- _Exercise goal_
Determine the count of lines holding "matplotlib" and give that count alone.

- _Data excerpt_
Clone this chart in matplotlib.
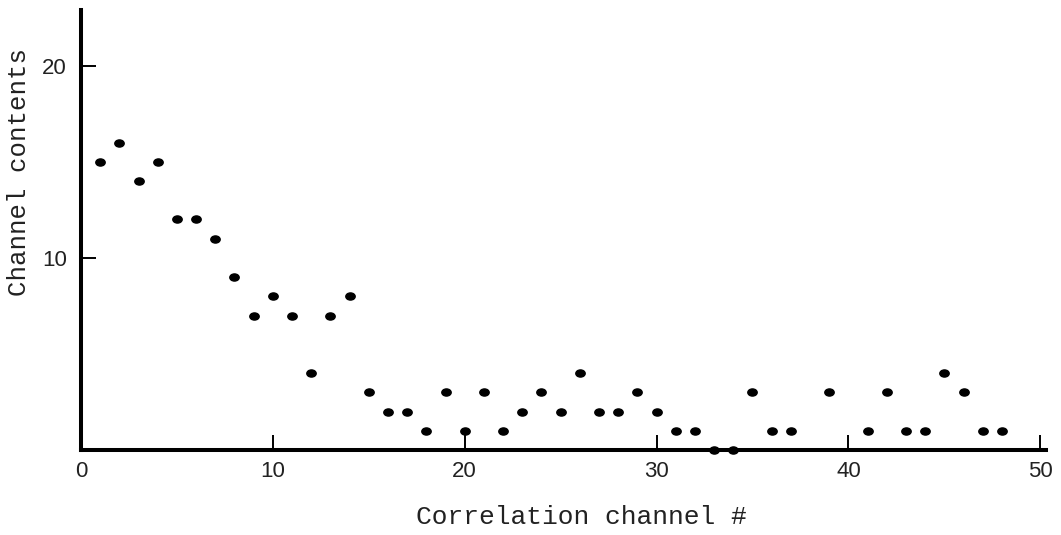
import matplotlib
matplotlib.use("Agg")
import matplotlib.pyplot as plt
from matplotlib.markers import MarkerStyle
from matplotlib.transforms import Affine2D

# Correlation channel number and the counts recorded in each channel
channels = list(range(1, 49))
contents = [15, 16, 14, 15, 12, 12, 11, 9, 7, 8,
            7, 4, 7, 8, 3, 2, 2, 1, 3, 1,
            3, 1, 2, 3, 2, 4, 2, 2, 3, 2,
            1, 1, 0, 0, 3, 1, 1, None, 3, None,
            1, 3, 1, 1, 4, 3, 1, 1]

x_ticks = [0, 10, 20, 30, 40, 50]
y_ticks = [10, 20]

xs = [c for c, v in zip(channels, contents) if v is not None]
ys = [v for v in contents if v is not None]

fig = plt.figure(figsize=(10.61, 5.35), dpi=100)
ax = fig.add_axes([81 / 1061, 85 / 535, 965 / 1061, 440 / 535])

# slightly flattened dots, like pen marks
dot = MarkerStyle("o", transform=Affine2D().scale(1.25, 0.95))
ax.plot(xs, ys, linestyle="none", marker=dot, markersize=5.4,
        color="black", clip_on=False, zorder=3)

ax.set_xlim(0, 50.3)
ax.set_ylim(0, 22.9)

for side in ("top", "right"):
    ax.spines[side].set_visible(False)
for side in ("left", "bottom"):
    ax.spines[side].set_linewidth(2.9)
    ax.spines[side].set_color("black")

ax.set_xticks(x_ticks)
ax.set_yticks(y_ticks)
ax.tick_params(axis="both", direction="in", length=11, width=1.4,
               color="black", labelsize=16)
ax.tick_params(axis="x", pad=8)
ax.tick_params(axis="y", pad=10)
for lab in ax.get_xticklabels() + ax.get_yticklabels():
    lab.set_family("Liberation Sans")
    lab.set_color("#222222")

ax.set_xlabel("Correlation channel #", family="Liberation Mono",
              fontsize=18.9, color="#222222")
ax.set_ylabel("Channel contents", family="Liberation Mono",
              fontsize=18.5, color="#222222")
ax.xaxis.set_label_coords(0.519, -0.125)
ax.yaxis.set_label_coords(-0.052, 0.632)

fig.savefig("out.png", dpi=100, facecolor="white")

- _Correct answer_
6